Nicht genug Klassenzimmer, nicht genug Essen
Sigmar Gabriel erlebt bei seinem Camp-Besuch ganz praktisch, wie Uganda an seine Grenzen stößt. Zum Beispiel in der örtlichen Schule: In einem Klassenzimmer drängen sich rund 200 Kinder auf wackligen Holzbänken dicht an dicht. "Wenn man in der letzten Reihe sitzt, hört man kaum, was der Lehrer vorne sagt", klagt der Klassensprecher. Teilweise werden drei Klassen gleichzeitig in einem Raum unterrichtet, erzählt der Schulleiter. Für mehr Klassenzimmer fehlt aber das Geld. In anderen Schulen sind Bäume das einzige Dach, das die Kinder haben.

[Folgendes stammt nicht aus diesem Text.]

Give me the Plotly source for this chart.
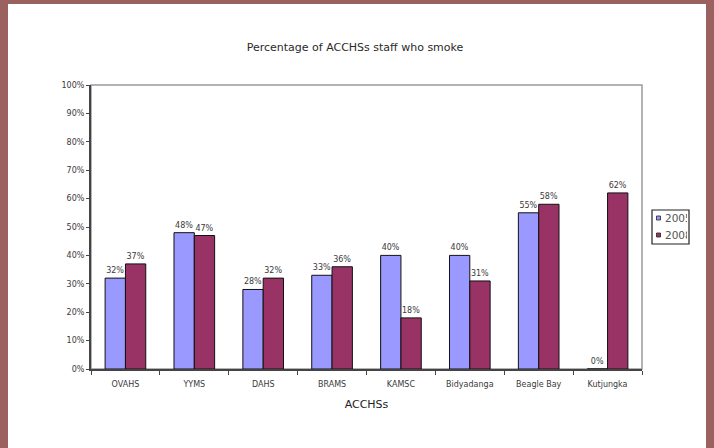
import plotly.graph_objects as go

categories = ["OVAHS", "YYMS", "DAHS", "BRAMS", "KAMSC", "Bidyadanga", "Beagle Bay", "Kutjungka"]
series_names = ["2005", "2008"]
values_2005 = [32, 48, 28, 33, 40, 40, 55, 0]
values_2008 = [37, 47, 32, 36, 18, 31, 58, 62]
y_ticks = list(range(0, 101, 10))

colors = ["#9999ff", "#993366"]
W, H = 714, 448
L, R, T, B = 91, 642, 85, 369  # plot area in px

def px_x(px):
    return (px - L) / (R - L)

def px_y(py):
    return (B - py) / (B - T)

font_fam = "DejaVu Sans, Verdana, sans-serif"
txt_col = "#3a3a3a"

fig = go.Figure()
for name, vals, col in zip(series_names, [values_2005, values_2008], colors):
    fig.add_trace(go.Bar(
        x=categories, y=vals, name=name,
        marker=dict(color=col, line=dict(color="#111111", width=1)),
        text=[f"{v}%" for v in vals], textposition="outside",
        textfont=dict(size=8, color=txt_col, family=font_fam),
        cliponaxis=False, showlegend=False,
    ))

shapes = [
    dict(type="rect", xref="paper", yref="paper", layer="below",
         x0=px_x(8), x1=px_x(706), y0=px_y(H + 5), y1=px_y(4),
         fillcolor="white", line=dict(width=0)),
    dict(type="rect", xref="paper", yref="paper", layer="below",
         x0=0, x1=1, y0=0, y1=1, fillcolor="white",
         line=dict(color="#9a9a9a", width=1.5)),
    dict(type="rect", xref="paper", yref="paper",
         x0=px_x(652), x1=px_x(689), y0=px_y(244), y1=px_y(210),
         fillcolor="white", line=dict(color="#222222", width=1.2)),
]
annotations = []
for i, (name, col) in enumerate(zip(series_names, colors)):
    cy = 218 + i * 17
    shapes.append(dict(type="rect", xref="paper", yref="paper",
                       x0=px_x(656.5), x1=px_x(660.5), y0=px_y(cy + 2), y1=px_y(cy - 2),
                       fillcolor=col, line=dict(color="#222222", width=0.8)))
    annotations.append(dict(xref="paper", yref="paper", x=px_x(664), y=px_y(cy),
                            xanchor="left", yanchor="middle", text=name, showarrow=False,
                            width=22, align="left", borderpad=0,
                            font=dict(size=10.5, color="#555555", family=font_fam)))

fig.update_layout(
    width=W, height=H,
    margin=dict(l=L, r=W - R, t=T, b=H - B, pad=0),
    paper_bgcolor="#9a615e", plot_bgcolor="white",
    barmode="group", bargap=0.41, bargroupgap=0,
    title=dict(text="Percentage of ACCHSs staff who smoke", x=355 / W,
               xanchor="center", y=1 - 47 / H, yanchor="middle",
               font=dict(size=11, color="#2a2a2a", family=font_fam)),
    xaxis=dict(type="category", showline=True, linecolor="#444444", linewidth=2,
               ticks="outside", tickson="boundaries", ticklen=4, tickcolor="#444444",
               ticklabelstandoff=6,
               tickfont=dict(size=8, color=txt_col, family=font_fam),
               title=dict(text="ACCHSs", standoff=13,
                          font=dict(size=11, color="#222222", family=font_fam)),
               showgrid=False, zeroline=False),
    yaxis=dict(range=[0, 100], tickvals=y_ticks, ticktext=[f"{v}%" for v in y_ticks],
               showline=True, linecolor="#444444", linewidth=2,
               ticks="outside", ticklen=3, tickcolor="#444444",
               tickfont=dict(size=8, color=txt_col, family=font_fam),
               showgrid=False, zeroline=False),
    shapes=shapes, annotations=annotations,
    font=dict(family=font_fam),
)

fig.write_html("out.html")
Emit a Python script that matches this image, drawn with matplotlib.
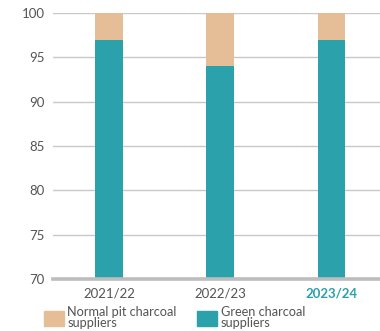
import matplotlib
matplotlib.use("Agg")
import matplotlib.pyplot as plt
from matplotlib.patches import Patch

years = ["2021/22", "2022/23", "2023/24"]
green = [97, 94, 97]
normal = [3, 6, 3]

TEAL = "#2aa1ab"
TAN = "#e5be98"
GREY = "#555555"

plt.rcParams["font.family"] = ["Lato", "DejaVu Sans"]

fig = plt.figure(figsize=(3.8, 3.31), dpi=100)
ax = fig.add_axes([0.139, 0.157, 0.861, 0.804])

x = list(range(len(years)))
ax.bar(x, green, width=0.245, color=TEAL, zorder=3)
ax.bar(x, normal, bottom=green, width=0.245, color=TAN, zorder=3)

ax.set_ylim(70, 100)
ax.set_xlim(-0.505, 2.44)
ax.set_yticks(range(70, 101, 5))
ax.yaxis.grid(True, color="#c8c8c8", lw=1, zorder=0)
ax.axhline(70, color="#bdbdbd", lw=2.6, zorder=4, clip_on=False)
for s in ax.spines.values():
    s.set_visible(False)
ax.tick_params(axis="y", length=0, pad=6, labelsize=9.5, labelcolor=GREY)
ax.tick_params(axis="x", length=0, pad=6, labelsize=9.5, labelcolor=GREY)
ax.set_xticks(x)
ax.set_xticklabels(years)
last = ax.get_xticklabels()[-1]
last.set_color(TEAL)
last.set_fontweight("bold")

handles = [Patch(color=TAN, label="Normal pit charcoal\nsuppliers"),
           Patch(color=TEAL, label="Green charcoal\nsuppliers")]
leg = fig.legend(handles=handles, loc="lower left", bbox_to_anchor=(0.085, -0.03), ncol=2,
                 frameon=False, fontsize=9.2, labelcolor=GREY, handlelength=1.55,
                 handleheight=1.5, handletextpad=0.3, columnspacing=1.6, labelspacing=0.2)
for t in leg.get_texts():
    t.set_linespacing(0.95)

fig.savefig("out.png", dpi=100)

Vor der Schule verschenkt der Minister Fußbälle an einige Kinder. Dem UN-Flüchtlingshilfswerk wäre Geld wohl lieber. 624 Millionen Euro bräuchten die Vereinten Nationen, um allein die südsudanesischen Flüchtlinge in Uganda zu versorgen. Doch nur rund 30 Prozent dieser Summe haben die UN bisher erhalten. Kommt das Geld nicht, könnte es eng werden. Bis September sind die Lebensmittelhilfen für die Menschen in den Flüchtlingslagern noch gesichert. Doch was danach kommt, weiß auch die stellvertretende Landesdirektorin des UN-Flüchtlingshilfswerks, Kemlin Furley, nicht.
"Keine guten Zukunftsaussichten"
"Es gibt jetzt schon Spannungen. Die Regierungspolitik gegenüber Flüchtlingen ist sehr großzügig und die Bevölkerung ist sehr gastfreundlich", sagt Kemlin Furley vom UNHCR im DW-Interview. Aber es gebe Grenzen: "Wenn der Druck auf die Schulen, auf die Krankenhäuser zu hoch wird, dann sind das keine guten Zukunftsaussichten".
Auch dem deutschen Minister ist das bewusst: "Wir versuchen hier zu helfen, wir haben unsere humanitäre Hilfe deutlich ausgebaut", sagt er den mitreisenden Journalisten. "Aber gleichzeitig sehen wir hier, es ist noch nicht genug."
90 Millionen Euro humanitäre Hilfe gibt Deutschland dieses Jahr für die Südsudan-Krise. Davon fließen 14 Millionen Euro nach Uganda. Deutschland werde in den nächsten Jahren sicher noch mehr tun, verspricht Gabriel. Konkrete Zusagen macht er nicht. Ugandas Regierung, die UN und die Flüchtlinge im Rhino-Camp müssen warten und hoffen, dass die nötigen Gelder aus dem Ausland irgendwann kommen.